New York Daily News Editorial Board, New York Daily News on

Published in Op Eds

O.J. Simpson’s death reminds us that the 134 days of wall-to-wall TV coverage of his 1995 criminal trial allowed Americans to see every aspect of a celebrity case play out in a Los Angeles courtroom. Millions watched and millions of others didn’t, but the choice was theirs.

Wrongly, terribly wrongly, there will be no such option for Americans to watch the far more consequential and important criminal trial of Donald Trump, starting in a Manhattan courtroom on Monday. They may not be able to even read the transcripts of the proceedings. This is the opposite of transparency.

Yes, Simpson was charged and acquitted of two murders, of his ex wife Nicole Brown Simpson and Ron Goldman, far more serious crimes than what Trump is facing for hiding hush money payments to porn actor Stormy Daniels.

However, Simpson was just a retired football great and a not great actor, while Trump is the first ex-president and the first presidential nominee to face a criminal trial. The fate of the nation’s past leader, and possible future leader, is at stake.

Supporters of Trump should be outraged by this, as should opponents of the ex-president. Everyone should have the opportunity to decide for themselves on the trial being conducted by Acting Manhattan Supreme Court Justice Juan Merchan by watching, listening or reading everything that is happening in the courtroom.

Unlike California of three decades ago, the backward New York of today does not allow cameras or even microphones in courtrooms when witness testimony is being given, making it alone along with Louisiana, (which uniquely uses the continental civil code) in remaining in the dark ages.

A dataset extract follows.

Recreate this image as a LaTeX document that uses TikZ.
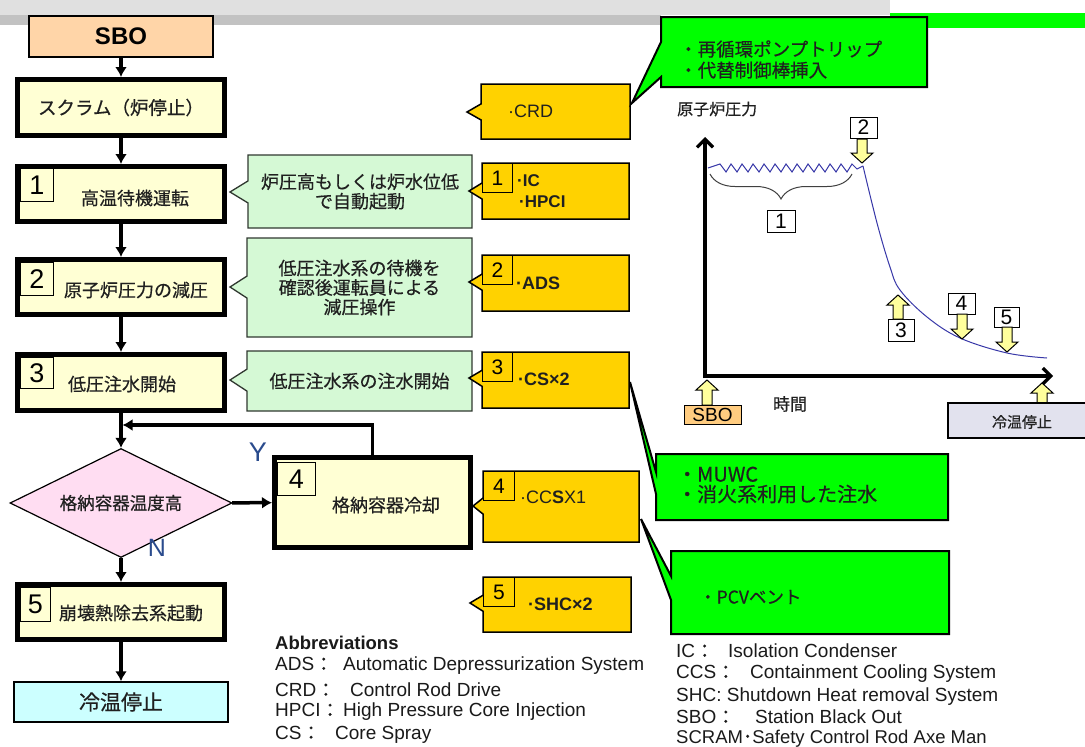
\documentclass[tikz,border=0pt]{standalone}
\usepackage{fontspec}
\setmainfont{Liberation Sans}
\newfontfamily\jp{Noto Sans CJK JP}[FakeBold=0.5]
\usetikzlibrary{arrows.meta,shapes.geometric,shapes.callouts,decorations.pathreplacing}
\definecolor{topgray}{HTML}{E0E0E0}
\definecolor{bandgray}{HTML}{C2C2C2}
\definecolor{brgreen}{HTML}{00FF00}
\definecolor{lightyel}{HTML}{FFFFD4}
\definecolor{peach}{HTML}{FFD5A8}
\definecolor{pinkd}{HTML}{FFDDF2}
\definecolor{coldc}{HTML}{CCFFFF}
\definecolor{lgreen}{HTML}{D5F9D5}
\definecolor{gdark}{HTML}{303830}
\definecolor{yel}{HTML}{FFD200}
\definecolor{txtc}{HTML}{202020}
\definecolor{abc}{HTML}{1A1A1A}
\definecolor{curvec}{HTML}{3838A8}
\definecolor{ync}{HTML}{2A4B8D}
\definecolor{blkfill}{HTML}{FFFF9C}
\definecolor{sbog}{HTML}{FFCC80}
\definecolor{coldg}{HTML}{E2E2EE}
\newcommand\blkup[3]{\draw[blk] (#1,#2) -- ({#1+11},{#2+10}) -- ({#1+5},{#2+10}) -- ({#1+5},#3) -- ({#1-5},#3) -- ({#1-5},{#2+10}) -- ({#1-11},{#2+10}) -- cycle;}
\newcommand\blkdn[3]{\draw[blk] (#1,#2) -- ({#1+11},{#2-10}) -- ({#1+5},{#2-10}) -- ({#1+5},#3) -- ({#1-5},#3) -- ({#1-5},{#2-10}) -- ({#1-11},{#2-10}) -- cycle;}
\begin{document}
\begin{tikzpicture}[x=1pt,y=-1pt,
  bigbox/.style={draw, line width=5pt, fill=lightyel, inner sep=0pt},
  thinbox/.style={draw, line width=1.5pt, inner sep=0pt},
  numlbl/.style={draw, line width=1pt, anchor=north west, inner sep=0pt, font=\fontsize{27}{27}\selectfont},
  jt/.style={inner sep=0pt, text=txtc, font=\jp\fontsize{18}{22}\selectfont},
  flow/.style={line width=3.5pt, -{Latex[length=10pt,width=12pt]}},
  gcall/.style={rectangle callout, draw=gdark, line width=1.3pt, fill=lgreen, callout pointer width=22pt, inner sep=0pt, align=center, text=txtc, font=\jp\fontsize{18}{19.5}\selectfont},
  ycall/.style={rectangle callout, draw=black, line width=1.5pt, fill=yel, callout pointer width=16pt, inner sep=0pt},
  ylbl/.style={draw, line width=1pt, anchor=north west, minimum width=30pt, minimum height=29pt, inner sep=0pt, font=\fontsize{21}{21}\selectfont},
  ytxt/.style={anchor=west, inner sep=0pt, text=txtc, font=\fontsize{18}{21}\selectfont},
  gbox/.style={draw=black, line width=2pt, fill=brgreen},
  gtxt/.style={anchor=west, inner sep=0pt, align=left, text=txtc, font=\jp\fontsize{19}{21}\selectfont},
  abbr/.style={anchor=west, inner sep=0pt, text=abc, font=\fontsize{19}{22}\selectfont},
  curve/.style={draw=curvec, line width=1pt},
  glbl/.style={draw, fill=white, line width=1pt, inner sep=0pt, font=\fontsize{21}{21}\selectfont},
  blk/.style={draw=black, line width=1pt, fill=blkfill},
  yn/.style={text=ync, inner sep=0pt, font=\fontsize{27}{27}\selectfont},
  axis/.style={line width=3.2pt, -{Straight Barb[length=8pt,width=16pt]}}
]
\useasboundingbox (0,0) rectangle (1085,747);
\clip (0,0) rectangle (1085,747);
\fill[white] (0,0) rectangle (1085,747);
% top bands
\fill[topgray] (0,0) rectangle (890,15);
\fill[bandgray] (0,15) rectangle (661,25);
\fill[brgreen] (890,13) rectangle (1085,28);

% ---------- left flowchart ----------
\node[thinbox, fill=peach, minimum width=184pt, minimum height=41pt, font=\bfseries\fontsize{24}{24}\selectfont] (sbo) at (121,36.5) {SBO};
\node[bigbox, minimum width=207pt, minimum height=56pt, jt, font=\jp\fontsize{18.5}{22}\selectfont] (scram) at (121,107.5) {スクラム（炉停止）};
\node[bigbox, minimum width=207pt, minimum height=55pt] (b1) at (121,194) {};
\node[numlbl, minimum width=33pt, minimum height=33pt] (l1) at (20,168) {1};
\node[jt] (t1) at (135,198) {高温待機運転};
\node[bigbox, minimum width=207pt, minimum height=55pt] (b2) at (121,287) {};
\node[numlbl, minimum width=33pt, minimum height=33pt] (l2) at (20,262) {2};
\node[jt] (t2) at (136,290) {原子炉圧力の減圧};
\node[bigbox, minimum width=207pt, minimum height=56pt] (b3) at (121,382.5) {};
\node[numlbl, minimum width=33pt, minimum height=31pt] (l3) at (20,357) {3};
\node[jt] (t3) at (122,384) {低圧注水開始};
\node[diamond, draw, line width=1.2pt, fill=pinkd, minimum width=222pt, minimum height=109pt, shape aspect=2, inner sep=0pt, text=txtc, font=\jp\fontsize{17.5}{20}\selectfont] (dia) at (121,503) {格納容器温度高};
\node[bigbox, minimum width=196pt, minimum height=90pt] (b4) at (372.5,502.5) {};
\node[numlbl, minimum width=38pt, minimum height=33pt] (l4) at (277,462) {4};
\node[jt] (t4) at (386,505) {格納容器冷却};
\node[bigbox, minimum width=207pt, minimum height=55pt] (b5) at (121,612) {};
\node[numlbl, minimum width=30pt, minimum height=34pt] (l5) at (20,587) {5};
\node[jt] (t5) at (131,613) {崩壊熱除去系起動};
\node[thinbox, fill=coldc, minimum width=214pt, minimum height=40pt, text=txtc, font=\jp\fontsize{21}{24}\selectfont] (cold) at (121,702) {冷温停止};

\draw[flow] (sbo) -- (scram);
\draw[flow] (scram) -- (b1);
\draw[flow] (b1) -- (b2);
\draw[flow] (b2) -- (b3);
\draw[flow] (b3) -- (dia);
\draw[flow] (dia) -- (b4);
\draw[flow] (dia) -- (b5);
\draw[flow] (b5) -- (cold);
\coordinate (jn) at (121,425);
\draw[flow, shorten >=1.5pt] (b4.north) |- (jn);
\node[yn] (ylab) at (258,452) {Y};
\node[yn, font=\fontsize{25}{25}\selectfont] (nlab) at (157,548) {N};

% light green callouts
\node[gcall, minimum width=224pt, minimum height=73pt, callout absolute pointer={(230,192)}] (c1) at (360,191.5) {炉圧高もしくは炉水位低\\で自動起動};
\node[gcall, minimum width=225pt, minimum height=99pt, callout absolute pointer={(230,287)}] (c2) at (359.5,287.5) {低圧注水系の待機を\\確認後運転員による\\減圧操作};
\node[gcall, minimum width=225pt, minimum height=60pt, callout absolute pointer={(230,380)}] (c3) at (359.5,381) {低圧注水系の注水開始};

% yellow callouts
\node[ycall, minimum width=149pt, minimum height=55pt, callout absolute pointer={(467,112)}] (ycrd) at (555.5,111.5) {};
\node[ytxt] (tcrd) at (508,111) {·CRD};
\node[ycall, minimum width=147pt, minimum height=56pt, callout absolute pointer={(469,191)}] (yic) at (555.5,191) {};
\node[ylbl] (y1) at (482,163) {1};
\node[ytxt, font=\bfseries\fontsize{17}{21}\selectfont] (tic) at (517,181) {·IC};
\node[ytxt, font=\bfseries\fontsize{17}{21}\selectfont] (thpci) at (519,202) {·HPCI};
\node[ycall, minimum width=147pt, minimum height=56pt, callout absolute pointer={(469,282)}] (yads) at (555.5,283) {};
\node[ylbl] (y2) at (482,255) {2};
\node[ytxt, font=\bfseries\fontsize{18}{21}\selectfont] (tads) at (516,283) {·ADS};
\node[ycall, minimum width=147pt, minimum height=56pt, callout absolute pointer={(469,378)}] (ycs) at (555.5,380) {};
\node[ylbl] (y3) at (482,352) {3};
\node[ytxt, font=\bfseries\fontsize{18}{21}\selectfont] (tcs) at (518,379) {·CS×2};
\node[ycall, minimum width=156pt, minimum height=71pt, callout absolute pointer={(473,506)}] (yccs) at (561,506.5) {};
\node[ylbl, minimum width=31pt] (y4) at (483,471) {4};
\node[ytxt] (tccs) at (520,497) {·CC\textbf{S}X1};
\node[ycall, minimum width=148pt, minimum height=55pt, callout absolute pointer={(470,603)}] (yshc) at (557,604.5) {};
\node[ylbl, minimum width=31pt] (y5) at (483,577) {5};
\node[ytxt, font=\bfseries\fontsize{18}{21}\selectfont] (tshc) at (528,604) {·SHC×2};

% bright green boxes with wedges
\draw[gbox] (927,17) -- (661,17) -- (661,42) -- (632,103) -- (661,77) -- (661,87) -- (927,87) -- cycle;
\node[gtxt, font=\jp\fontsize{18.5}{21}\selectfont] (g1) at (679,59.5) {・再循環ポンプトリップ\\・代替制御棒挿入};
\draw[gbox] (948,454) -- (656,454) -- (656,472) -- (630,382) -- (656,494) -- (656,520) -- (948,520) -- cycle;
\node[gtxt, font=\jp\fontsize{20}{20}\selectfont] (g2) at (677,485) {・MUWC\\・消火系利用した注水};
\draw[gbox] (949,551) -- (671,551) -- (671,576) -- (641,519) -- (671,600) -- (671,634) -- (949,634) -- cycle;
\node[gtxt, font=\jp\fontsize{17.5}{20}\selectfont] (g3) at (699,597) {・PCVベント};

% abbreviations
\node[abbr, font=\bfseries\fontsize{18.5}{22}\selectfont] (abt) at (275,643) {Abbreviations};
\node[abbr] (ab1) at (275,666) {\makebox[68pt][l]{ADS{\jp：}}Automatic Depressurization System};
\node[abbr] (ab2) at (275,690) {\makebox[75pt][l]{CRD{\jp：}}Control Rod Drive};
\node[abbr] (ab3) at (275,712) {\makebox[68pt][l]{HPCI{\jp：}}High Pressure Core Injection};
\node[abbr] (ab4) at (275,735) {\makebox[60pt][l]{CS{\jp：}}Core Spray};
\node[abbr] (ab5) at (676,651) {\makebox[52pt][l]{IC{\jp：}}Isolation Condenser};
\node[abbr] (ab6) at (676,674) {\makebox[74pt][l]{CCS{\jp：}}Containment Cooling System};
\node[abbr] (ab7) at (676,697) {SHC: Shutdown Heat removal System};
\node[abbr] (ab8) at (676,717) {\makebox[79pt][l]{SBO{\jp：}}Station Black Out};
\node[abbr, font=\fontsize{18.5}{21}\selectfont] (ab9) at (676,738.5) {SCRAM{\jp ･}Safety Control Rod Axe Man};

% ---------- graph ----------
\node[anchor=west, inner sep=0pt, text=txtc, font=\jp\fontsize{16}{18}\selectfont] (ylabel) at (677,109) {原子炉圧力};
\coordinate (org) at (705,376);
\coordinate (ytop) at (705,137);
\coordinate (xend) at (1053,376);
\draw[axis] (705,378) -- (ytop);
\draw[axis] (703.5,376) -- (xend);
\draw[curve] (708,168) \foreach \k in {0,...,11}{ -- ({720+11*\k},164) -- ({726+11*\k},172)} -- (852,164) -- (857,169) -- (863,166);
\draw[curve] plot[smooth, tension=0.6] coordinates {(863,166) (877,223) (890,267) (900,290) (927,317) (960,338) (1007,353) (1047,358)};
\draw[draw=black!75, line width=1pt, decorate, decoration={brace, mirror, amplitude=25pt}] (710,174) -- (852,174);
\node[glbl, minimum width=28pt, minimum height=22pt] (g1l) at (781,221) {1};
\node[glbl, minimum width=27pt, minimum height=21pt] (g2l) at (863.5,127.5) {2};
\blkdn{862}{163}{139}
\node[glbl, minimum width=26pt, minimum height=22pt] (g3l) at (901,330) {3};
\blkup{898}{295}{319}
\node[glbl, minimum width=27pt, minimum height=21pt] (g4l) at (961.5,303.5) {4};
\blkdn{962}{339}{314}
\node[glbl, minimum width=25pt, minimum height=20pt] (g5l) at (1006.5,317) {5};
\blkdn{1007}{352}{327}
\blkup{707}{380}{405}
\node[draw, line width=1pt, fill=sbog, minimum width=57pt, minimum height=19pt, inner sep=0pt, font=\fontsize{19}{19}\selectfont] (gsbo) at (712.5,414.5) {SBO};
\node[inner sep=0pt, text=txtc, font=\jp\fontsize{17}{19}\selectfont] (time) at (790,404) {時間};
\blkup{1042}{383}{403}
\draw[line width=1.3pt, fill=coldg] (948,403) rectangle (1092,438);
\node[inner sep=0pt, text=txtc, font=\jp\fontsize{15}{17}\selectfont] (gcold) at (1022,422) {冷温停止};
\end{tikzpicture}
\end{document}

Of course, New York should permit video and audio of civil and criminal trials, which Gov. Kathy Hochul and Chief Judge Rowan Wilson support and the state Senate is advancing a bill. Keep going and get it done. But it won’t happen by Monday, but that still leaves Merchan free to permit video or audio of the non-witness portions.


Still, cameras and mics aside, what Merchan and Wilson and Chief Administrative Judge Joe Zayas must absolutely do is make sure that the daily verbatim transcripts prepared by court stenographers are free to be published.

Lawyer Nick Akerman, an occasional op-ed writer in these pages, submitted a letter to Merchan and the court file on Monday requesting full public access to the transcripts, something this column has been raising the alarm on for a year. So far there’s been no response to Akerman’s request.

The stenographers get paid six-figure salaries as state employees with full benefits, including health insurance with no copays, and guaranteed pensions (real pensions). Yet under a crazy deal they cut long ago, they get to personally pocket the proceeds of every transcript they sell to the court, the defense, the prosecution and the press.

The Daily News and our competitors buy these transcripts, which can cost a few hundred bucks a day. But insanely no one is supposed to publish the transcripts or post them on the web.

The transcripts are public records, not copyrighted material like newspapers and books and music. Merchan, Wilson and Zayas have until Monday to fix this and let Americans read what is happening in the Trump trial.